Does the German Government Like Some Jews Better Than Others?
With all of the painful history involved, the relationship between the German government and the country’s 12,000 Jews is never simple.
Right now, the German Jewish community is up in arms over the government’s apparent discrimination against Orthodox Jews. Germany currently subsidizes the training of Liberal rabbis — the European incarnation of Reform Judaism — and funds university-level Jewish studies, but it is now refusing to offer the same support to a seminary that trains Orthodox rabbis.
Interior Minister Thomas de Maziere has blamed budget constraints for refusing to fund the seminary, which opened its doors in 2005, graduated its first rabbis in 2009 and is the first to train Orthodox rabbis in Germany since 1938.
But the Orthodox community and the Central Council of Jews in Germany are crying foul, charging that the German government is only interested in subsidizing Jewish life as long as it means that life is lived by more assimilated, less identifiable Jews.

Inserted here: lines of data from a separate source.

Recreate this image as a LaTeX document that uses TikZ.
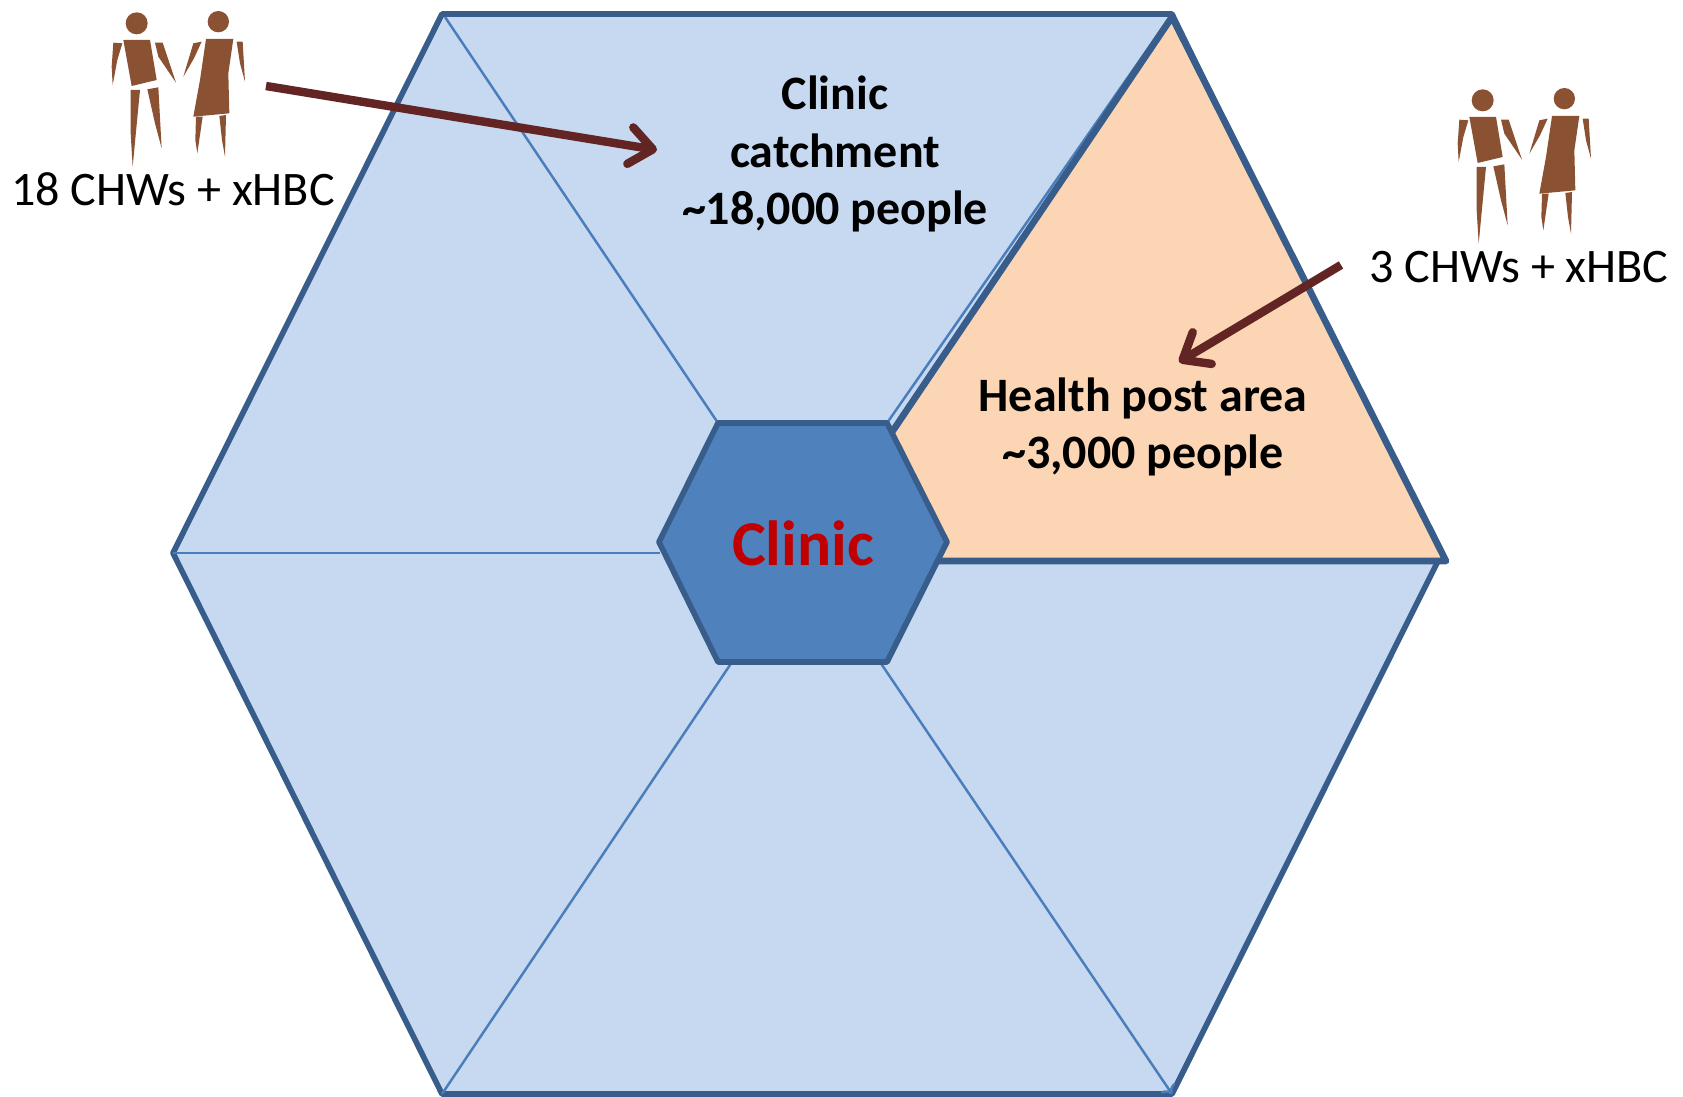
\documentclass[tikz,border=0pt]{standalone}
\usepackage{fontspec}
\setmainfont{Carlito}
\usetikzlibrary{positioning,arrows.meta}

\definecolor{catchfill}{HTML}{C6D9F1}
\definecolor{hexline}{HTML}{385D8A}
\definecolor{spokeline}{HTML}{4A7EBB}
\definecolor{clinicfill}{HTML}{4F81BD}
\definecolor{postfill}{HTML}{FCD5B5}
\definecolor{clinicred}{HTML}{C00000}
\definecolor{arrowred}{HTML}{632523}
\definecolor{skin}{HTML}{8A5232}

\tikzset{
  spoke/.style={draw=spokeline, line width=1.4pt},
  hexborder/.style={draw=hexline, line width=3.2pt, line join=round},
  pointer/.style={draw=arrowred, line width=4.8pt,
    -{Straight Barb[length=13pt,width=21pt,round]}},
  biglabel/.style={font=\bfseries\fontsize{27.3}{32.7}\selectfont, align=center},
  smalllabel/.style={font=\fontsize{27.4}{33}\selectfont},
  couple/.pic={
    \begin{scope}[scale=1/3]
      \fill[skin] (140,70) circle[radius=33];
      \fill[skin] (100,120) -- (180,120) -- (200,240) -- (125,258) -- cycle;
      \fill[skin] (70,128) -- (97,130) -- (82,180) -- (68,255) -- (65,200) -- cycle;
      \fill[skin] (195,128) -- (218,128) -- (258,248) -- (205,170) -- cycle;
      \fill[skin] (122,270) -- (150,270) -- (128,500) -- (122,400) -- cycle;
      \fill[skin] (172,268) -- (205,262) -- (215,445) -- (195,370) -- cycle;
      \fill[skin] (385,65) circle[radius=32];
      \fill[skin] (348,117) -- (430,117) -- (415,220) -- (418,340) -- (310,350) -- (330,240) -- cycle;
      \fill[skin] (335,125) -- (310,130) -- (280,230) -- (312,175) -- cycle;
      \fill[skin] (440,125) -- (458,125) -- (465,245) -- (450,190) -- cycle;
      \fill[skin] (318,350) -- (338,350) -- (322,460) -- (316,420) -- cycle;
      \fill[skin] (388,348) -- (408,345) -- (405,470) -- (396,420) -- cycle;
    \end{scope}
  }
}

\begin{document}
\begin{tikzpicture}[x=0.02cm,y=-0.02cm]
    \useasboundingbox (0,0) rectangle (1683,1097);

    \coordinate (OuterNW) at (442,14);
    \coordinate (OuterNE) at (1172,14);
    \coordinate (OuterE) at (1438,561);
    \coordinate (OuterSE) at (1172,1094);
    \coordinate (OuterSW) at (442,1094);
    \coordinate (OuterW) at (173,553);
    \coordinate (PostApex) at (1172,17);
    \coordinate (PostEast) at (1446,561);
    \coordinate (PostWest) at (805,561);
    \coordinate (ClinicW) at (659,542);
    \coordinate (ClinicNW) at (718,423);
    \coordinate (ClinicNE) at (887,423);
    \coordinate (ClinicE) at (947,542);
    \coordinate (ClinicSE) at (887,662);
    \coordinate (ClinicSW) at (718,662);

    \fill[catchfill] (OuterNW) -- (OuterNE) -- (OuterE) -- (OuterSE) -- (OuterSW) -- (OuterW) -- cycle;

    \draw[hexborder] (OuterNW) -- (OuterNE) -- (OuterE) -- (OuterSE) -- (OuterSW) -- (OuterW) -- cycle;

    \draw[spoke] (445,17) -- (ClinicNW);
    \draw[spoke] (OuterW) -- (660,553);
    \draw[spoke] (732,662) -- (OuterSW);
    \draw[spoke, ->] (880,662) -- (OuterSE);
    \draw[spoke] (ClinicNE) -- (OuterNE);

    \draw[hexborder, line width=3.8pt, fill=postfill] (PostApex) -- (PostEast) -- (PostWest) -- cycle;
    \draw[hexborder, fill=clinicfill] (ClinicW) -- (ClinicNW) -- (ClinicNE) -- (ClinicE) -- (ClinicSE) -- (ClinicSW) -- cycle;

    \node[font=\bfseries\fontsize{36.3}{40}\selectfont, text=clinicred] (ClinicText) at (803,543) {Clinic};
    \node[biglabel] (CatchText) at (835,154) {Clinic\\catchment\\\char`\~18,000 people};
    \node[biglabel] (PostText) at (1143,427) {Health post area\\\char`\~3,000 people};

    \node[smalllabel] (LeftText) at (173,189) {18 CHWs + xHBC};
    \node[smalllabel] (RightText) at (1519,267) {3 CHWs + xHBC};

    \pic (LeftPeople) at (90,0) {couple};
    \pic (RightPeople) at (1436,77) {couple};

    \coordinate (LeftTail) at (266,86);
    \coordinate (LeftTip) at (657,150);
    \coordinate (RightTail) at (1341,265);
    \coordinate (RightTip) at (1179,362);
    \draw[pointer] (LeftTail) -- (LeftTip);
    \draw[pointer] (RightTail) -- (RightTip);
\end{tikzpicture}
\end{document}
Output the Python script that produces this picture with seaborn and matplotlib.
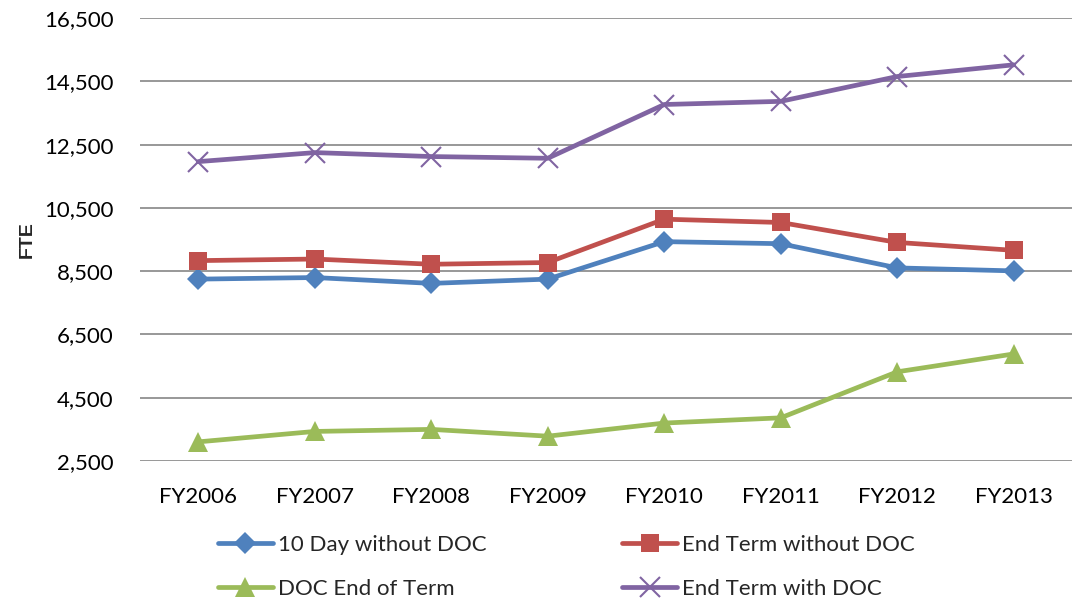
import pandas as pd
import matplotlib.pyplot as plt
import matplotlib.ticker as mticker
import seaborn as sns

years = ['FY2006', 'FY2007', 'FY2008', 'FY2009', 'FY2010', 'FY2011', 'FY2012', 'FY2013']
ten_day_without_doc = [8250, 8300, 8115, 8250, 9435, 9370, 8605, 8510]
end_term_without_doc = [8835, 8885, 8720, 8775, 10145, 10040, 9410, 9160]
doc_end_of_term = [3105, 3435, 3500, 3285, 3700, 3865, 5320, 5885]
end_term_with_doc = [11965, 12250, 12125, 12070, 13770, 13870, 14655, 15025]

series_names = ['10 Day without DOC', 'End Term without DOC', 'DOC End of Term', 'End Term with DOC']
series_values = [ten_day_without_doc, end_term_without_doc, doc_end_of_term, end_term_with_doc]

df = pd.DataFrame([
    {'year': y, 'FTE': v, 'series': name}
    for name, vals in zip(series_names, series_values)
    for y, v in zip(years, vals)
])

palette = {'10 Day without DOC': '#4F81BD', 'End Term without DOC': '#C0504D',
           'DOC End of Term': '#9BBB59', 'End Term with DOC': '#8064A2'}
markers = {'10 Day without DOC': 'D', 'End Term without DOC': 's',
           'DOC End of Term': '^', 'End Term with DOC': 'x'}
sizes = {'10 Day without DOC': 11, 'End Term without DOC': 13,
         'DOC End of Term': 14, 'End Term with DOC': 14}

sns.set_theme(style='white')
plt.rcParams['font.family'] = ['Lato', 'DejaVu Sans']

fig = plt.figure(figsize=(10.72, 6.05), dpi=100)
ax = fig.add_axes([0.1306, 0.238, 0.8694, 0.732])

for name in series_names:
    sub = df[df['series'] == name]
    sns.lineplot(data=sub, x='year', y='FTE', ax=ax, color=palette[name],
                 marker=markers[name], markersize=sizes[name], linewidth=3.4,
                 markeredgewidth=1.5 if name == 'End Term with DOC' else 0,
                 markeredgecolor=palette[name], label=name, sort=False)

ax.set_ylim(2500, 16500)
ax.set_xlim(-0.5, len(years) - 0.5)
ax.set_yticks(range(2500, 16501, 2000))
ax.yaxis.set_major_formatter(mticker.FuncFormatter(lambda v, p: f'{int(v):,}'))
ax.grid(axis='y', color='#868686', linewidth=1.2)
ax.grid(axis='x', visible=False)
for s in ax.spines.values():
    s.set_visible(False)
ax.tick_params(axis='both', length=0, labelsize=16, colors='black')
ax.tick_params(axis='y', pad=19)
ax.tick_params(axis='x', pad=19)
ax.set_xlabel('')
ax.set_ylabel('FTE', fontsize=14, fontweight='bold', family=['Liberation Sans', 'DejaVu Sans'],
              labelpad=6)

handles, labels = ax.get_legend_handles_labels()
order = [0, 2, 1, 3]
ax.legend([handles[i] for i in order], [labels[i] for i in order], ncol=2,
          loc='center', bbox_to_anchor=(0.528, 0.063), bbox_transform=fig.transFigure,
          frameon=False, fontsize=16, handlelength=2.5, handletextpad=0.2,
          columnspacing=6.1, labelspacing=1.05)

fig.savefig('out.png', dpi=100)
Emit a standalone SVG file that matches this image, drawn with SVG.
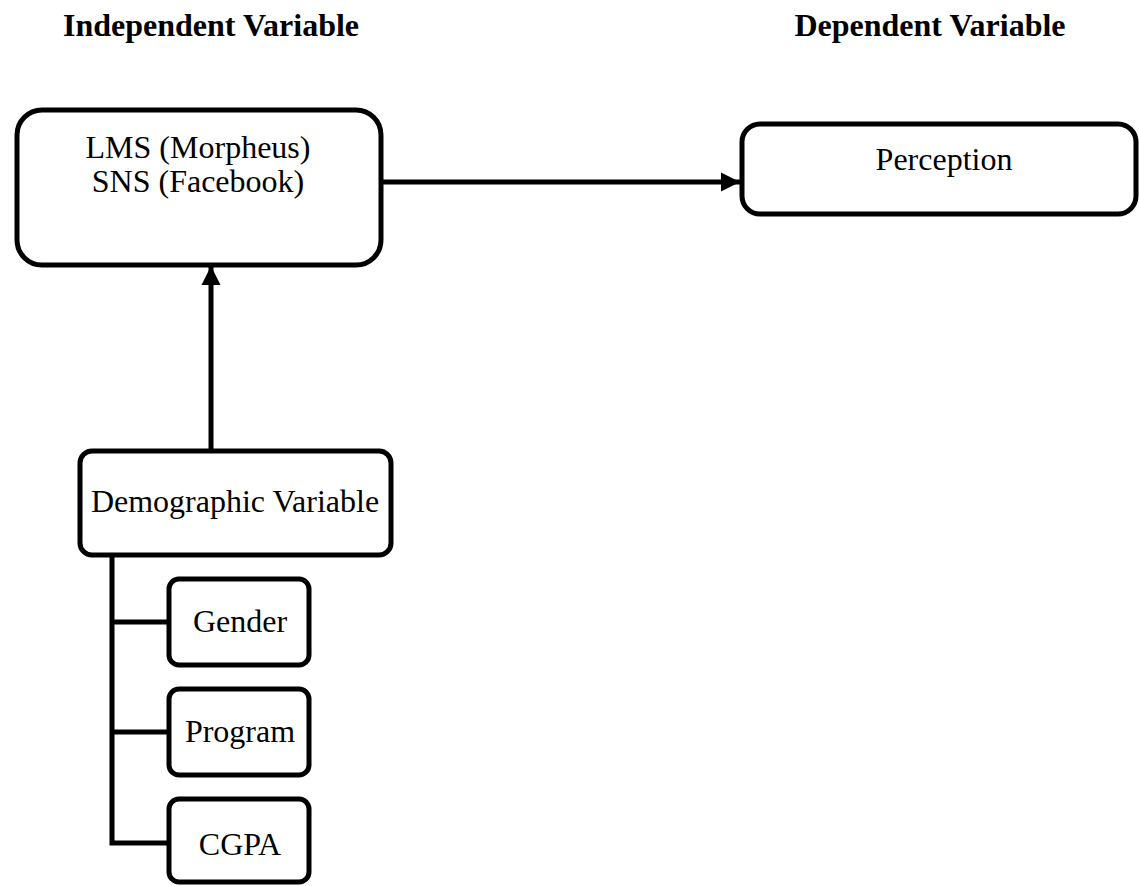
<svg xmlns="http://www.w3.org/2000/svg" width="1139" height="886" viewBox="0 0 1139 886">
<style>
.box{fill:#fff;stroke:#000;stroke-width:5}
.t{font-family:"Liberation Serif",serif;font-size:32px;fill:#000;text-anchor:middle}
.h{font-family:"Liberation Serif",serif;font-size:32px;font-weight:bold;fill:#000;text-anchor:middle}
.ln{fill:none;stroke:#000;stroke-width:5}
</style>
<defs>
<marker id="ah" viewBox="0 0 10 10" refX="10" refY="5" markerWidth="3.8" markerHeight="4.2" markerUnits="strokeWidth" orient="auto">
<path d="M0,0 L10,5 L0,10 Z" fill="#000"/>
</marker>
</defs>
<g id="headers">
<text class="h" x="211" y="36">Independent Variable</text>
<text class="h" x="930" y="36">Dependent Variable</text>
</g>
<g id="connectors">
<line class="ln" x1="383" y1="182" x2="740" y2="182" marker-end="url(#ah)"/>
<line class="ln" x1="211" y1="450" x2="211" y2="266" marker-end="url(#ah)"/>
<polyline class="ln" points="112,556 112,843 168,843"/>
<line class="ln" x1="112" y1="622" x2="168" y2="622"/>
<line class="ln" x1="112" y1="732" x2="168" y2="732"/>
</g>
<g id="lms">
<rect class="box" x="17" y="110" width="364" height="155" rx="25"/>
<text class="t" x="198" y="158">LMS (Morpheus)</text>
<text class="t" x="198" y="192">SNS (Facebook)</text>
</g>
<g id="perception">
<rect class="box" x="742" y="124" width="394" height="90" rx="18"/>
<text class="t" x="944" y="170">Perception</text>
</g>
<g id="demographic">
<rect class="box" x="80" y="451" width="311" height="104" rx="12"/>
<text class="t" x="235" y="512">Demographic Variable</text>
</g>
<g id="gender">
<rect class="box" x="169" y="579" width="140" height="86" rx="10"/>
<text class="t" x="240" y="632">Gender</text>
</g>
<g id="program">
<rect class="box" x="169" y="689" width="140" height="86" rx="10"/>
<text class="t" x="240" y="742">Program</text>
</g>
<g id="cgpa">
<rect class="box" x="169" y="799" width="140" height="83" rx="10"/>
<text class="t" x="240" y="855">CGPA</text>
</g>
</svg>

Stephan Kramer, the secretary-general of the Central Council of Jews in Germany told a British newspaper that “They like Liberal Jews because they are seen as easygoing, not reminding them all the time about anti-Semitism and the Shoah.”
An Orthodox rabbi at the seminary added angrily in an interview with Haaretz: “This dispute reveals the true attitude of the German authorities toward Jews . The Germans are prepared to finance Jewish educational institutions as long as the Jews are Liberal, look like them, define themselves as Germans first and Jews second.”